### TASK GOAL
Tally up the lines that include "this" and state that number by itself.

### SUPPLIED ENTRIES
※
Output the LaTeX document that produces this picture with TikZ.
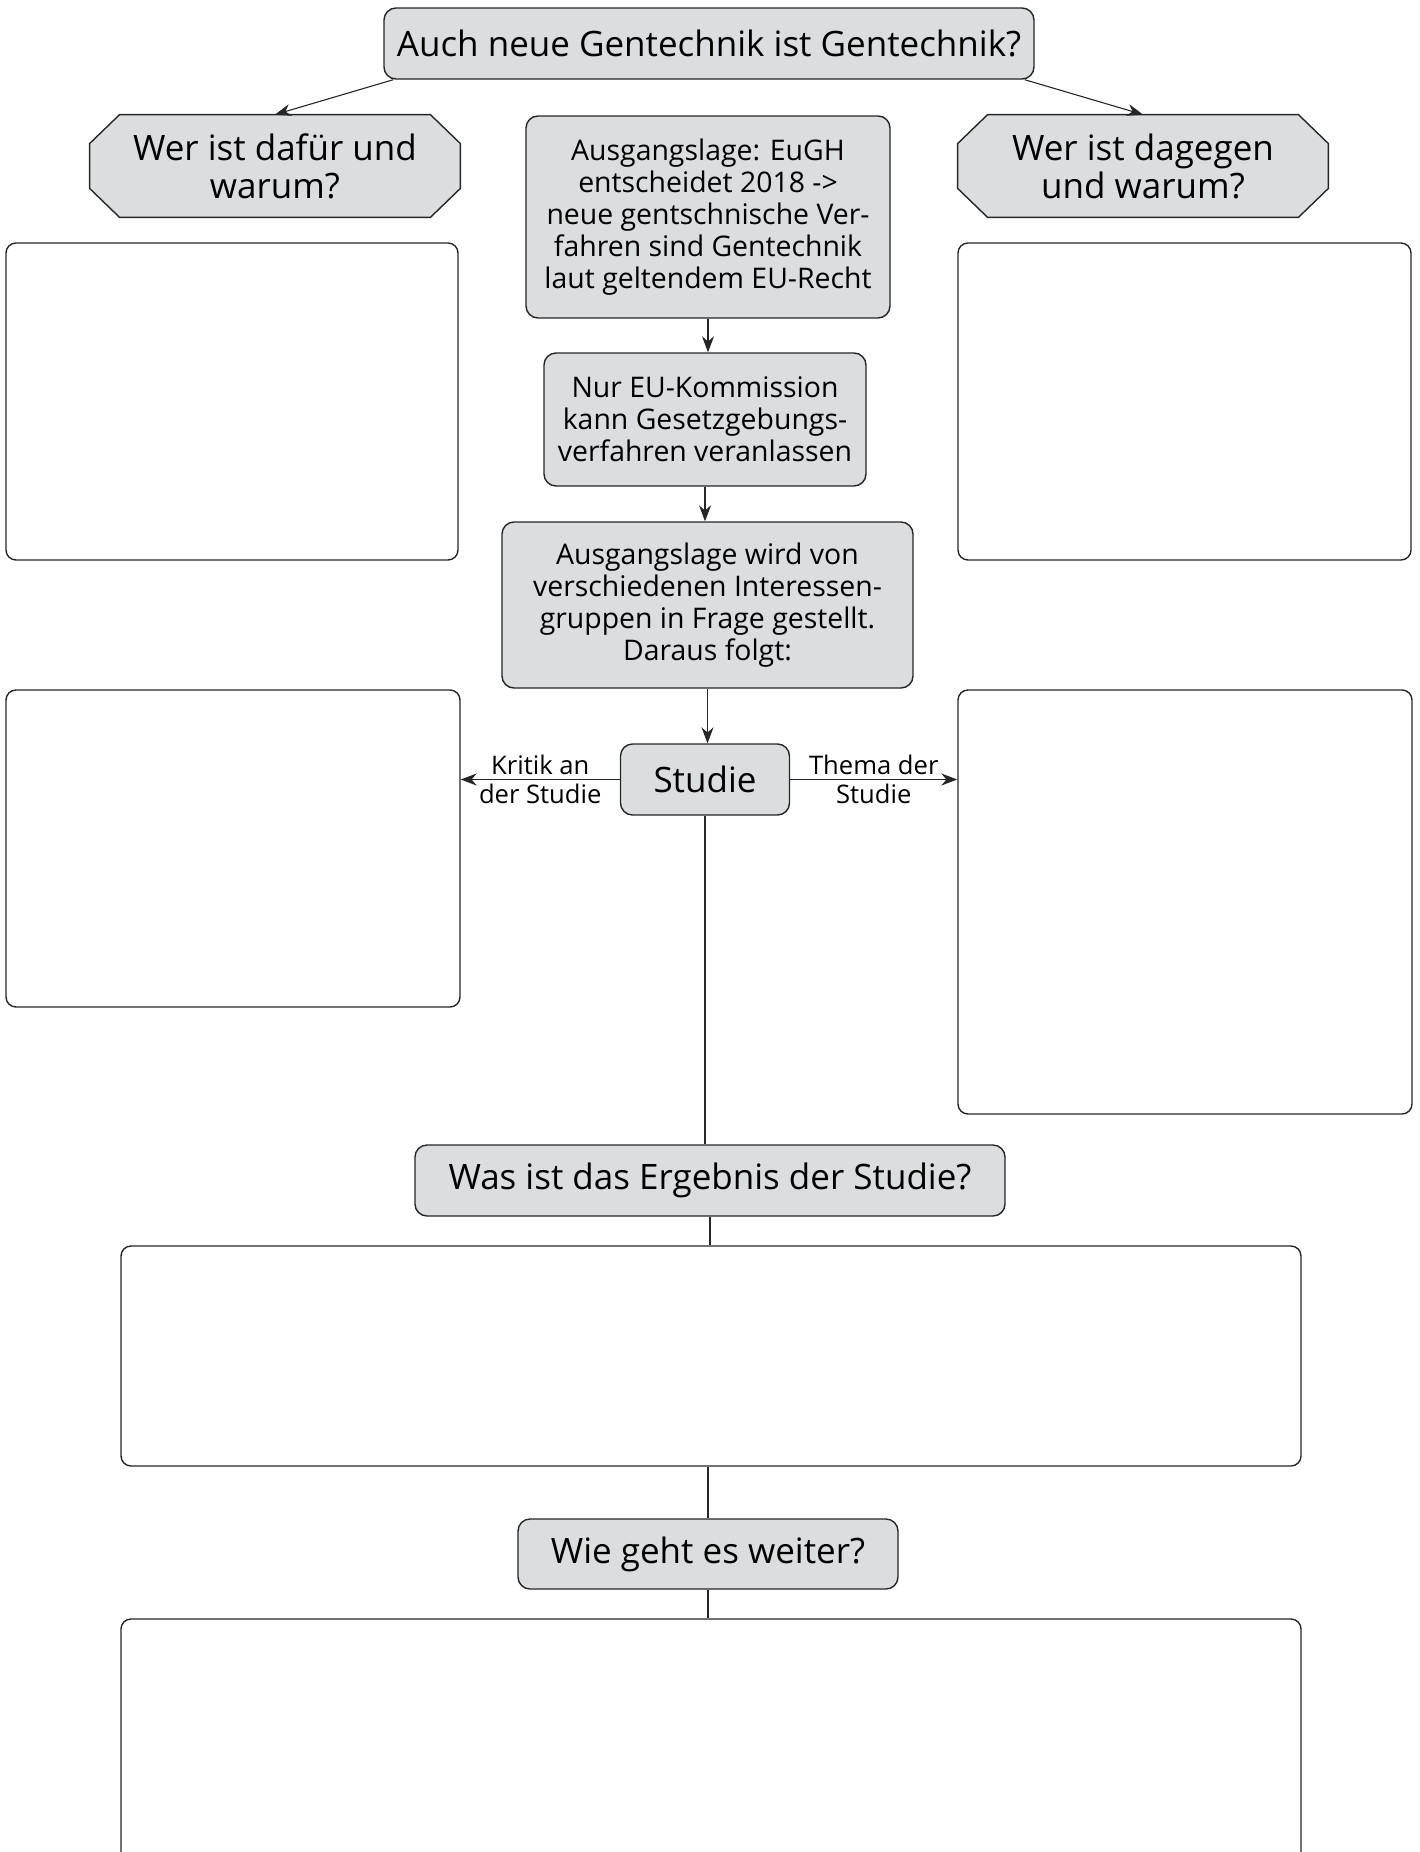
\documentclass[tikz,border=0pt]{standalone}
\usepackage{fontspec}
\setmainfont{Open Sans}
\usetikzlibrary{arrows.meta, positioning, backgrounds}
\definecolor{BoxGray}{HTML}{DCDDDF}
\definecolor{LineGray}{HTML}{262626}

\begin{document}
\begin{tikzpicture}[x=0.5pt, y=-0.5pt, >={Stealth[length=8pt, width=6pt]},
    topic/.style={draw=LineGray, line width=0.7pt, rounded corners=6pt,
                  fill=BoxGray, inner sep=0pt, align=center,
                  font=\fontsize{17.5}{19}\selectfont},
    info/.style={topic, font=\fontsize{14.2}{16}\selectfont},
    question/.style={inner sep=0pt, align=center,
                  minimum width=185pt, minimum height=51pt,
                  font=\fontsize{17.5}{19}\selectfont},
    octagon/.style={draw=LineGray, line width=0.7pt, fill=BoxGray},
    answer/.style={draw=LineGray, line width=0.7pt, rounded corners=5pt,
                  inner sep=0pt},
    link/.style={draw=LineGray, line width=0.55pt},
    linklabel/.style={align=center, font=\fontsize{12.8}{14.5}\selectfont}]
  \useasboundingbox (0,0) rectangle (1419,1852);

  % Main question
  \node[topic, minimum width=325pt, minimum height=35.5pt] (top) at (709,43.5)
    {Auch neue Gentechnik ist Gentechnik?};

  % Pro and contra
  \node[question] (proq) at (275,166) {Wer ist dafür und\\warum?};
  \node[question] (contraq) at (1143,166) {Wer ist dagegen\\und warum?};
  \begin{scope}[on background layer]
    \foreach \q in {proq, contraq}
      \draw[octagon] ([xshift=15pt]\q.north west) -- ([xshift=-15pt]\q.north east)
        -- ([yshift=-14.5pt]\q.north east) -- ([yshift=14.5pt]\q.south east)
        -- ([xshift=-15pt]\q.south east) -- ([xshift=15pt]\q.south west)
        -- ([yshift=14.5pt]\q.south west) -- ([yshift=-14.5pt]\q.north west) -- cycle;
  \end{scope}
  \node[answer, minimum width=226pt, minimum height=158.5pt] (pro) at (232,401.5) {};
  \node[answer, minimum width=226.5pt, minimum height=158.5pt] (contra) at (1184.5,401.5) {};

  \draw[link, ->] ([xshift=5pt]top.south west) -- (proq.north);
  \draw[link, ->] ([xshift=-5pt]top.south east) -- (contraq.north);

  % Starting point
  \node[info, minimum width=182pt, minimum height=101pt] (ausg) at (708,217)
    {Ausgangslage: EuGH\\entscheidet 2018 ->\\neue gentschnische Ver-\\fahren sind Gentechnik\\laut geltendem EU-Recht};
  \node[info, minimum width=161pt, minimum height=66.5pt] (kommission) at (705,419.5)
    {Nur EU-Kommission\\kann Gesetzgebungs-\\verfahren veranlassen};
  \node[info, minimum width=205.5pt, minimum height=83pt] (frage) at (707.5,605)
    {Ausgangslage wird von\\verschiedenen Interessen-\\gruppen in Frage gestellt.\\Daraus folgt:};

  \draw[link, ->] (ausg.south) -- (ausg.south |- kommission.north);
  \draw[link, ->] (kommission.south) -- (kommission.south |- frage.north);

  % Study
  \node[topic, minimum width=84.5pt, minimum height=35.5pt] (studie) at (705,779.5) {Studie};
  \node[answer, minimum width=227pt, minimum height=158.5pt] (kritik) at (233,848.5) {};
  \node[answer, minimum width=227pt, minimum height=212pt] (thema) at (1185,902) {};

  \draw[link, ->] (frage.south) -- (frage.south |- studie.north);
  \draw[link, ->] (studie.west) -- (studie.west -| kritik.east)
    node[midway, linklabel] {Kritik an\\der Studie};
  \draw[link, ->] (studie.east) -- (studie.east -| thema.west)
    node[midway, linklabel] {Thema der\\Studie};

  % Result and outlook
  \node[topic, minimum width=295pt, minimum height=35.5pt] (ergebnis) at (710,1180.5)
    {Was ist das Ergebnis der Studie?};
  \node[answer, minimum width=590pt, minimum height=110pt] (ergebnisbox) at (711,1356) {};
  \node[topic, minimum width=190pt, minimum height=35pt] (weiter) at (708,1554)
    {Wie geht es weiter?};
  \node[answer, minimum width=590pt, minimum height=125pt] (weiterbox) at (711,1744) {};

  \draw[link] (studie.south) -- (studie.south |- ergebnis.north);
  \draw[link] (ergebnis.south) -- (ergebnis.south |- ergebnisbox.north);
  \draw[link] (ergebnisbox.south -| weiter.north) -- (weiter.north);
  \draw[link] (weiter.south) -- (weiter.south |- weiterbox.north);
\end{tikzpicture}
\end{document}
※
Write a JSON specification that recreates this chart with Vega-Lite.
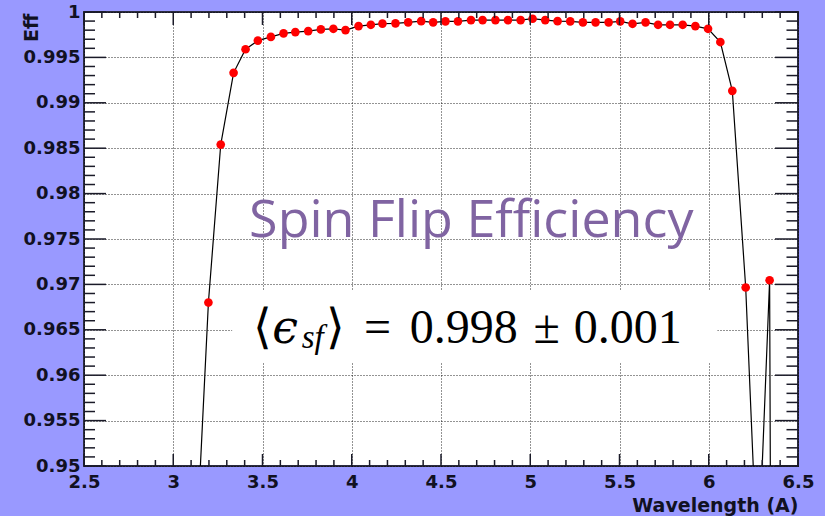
※
### RESPONSE TO THE EXERCISE
2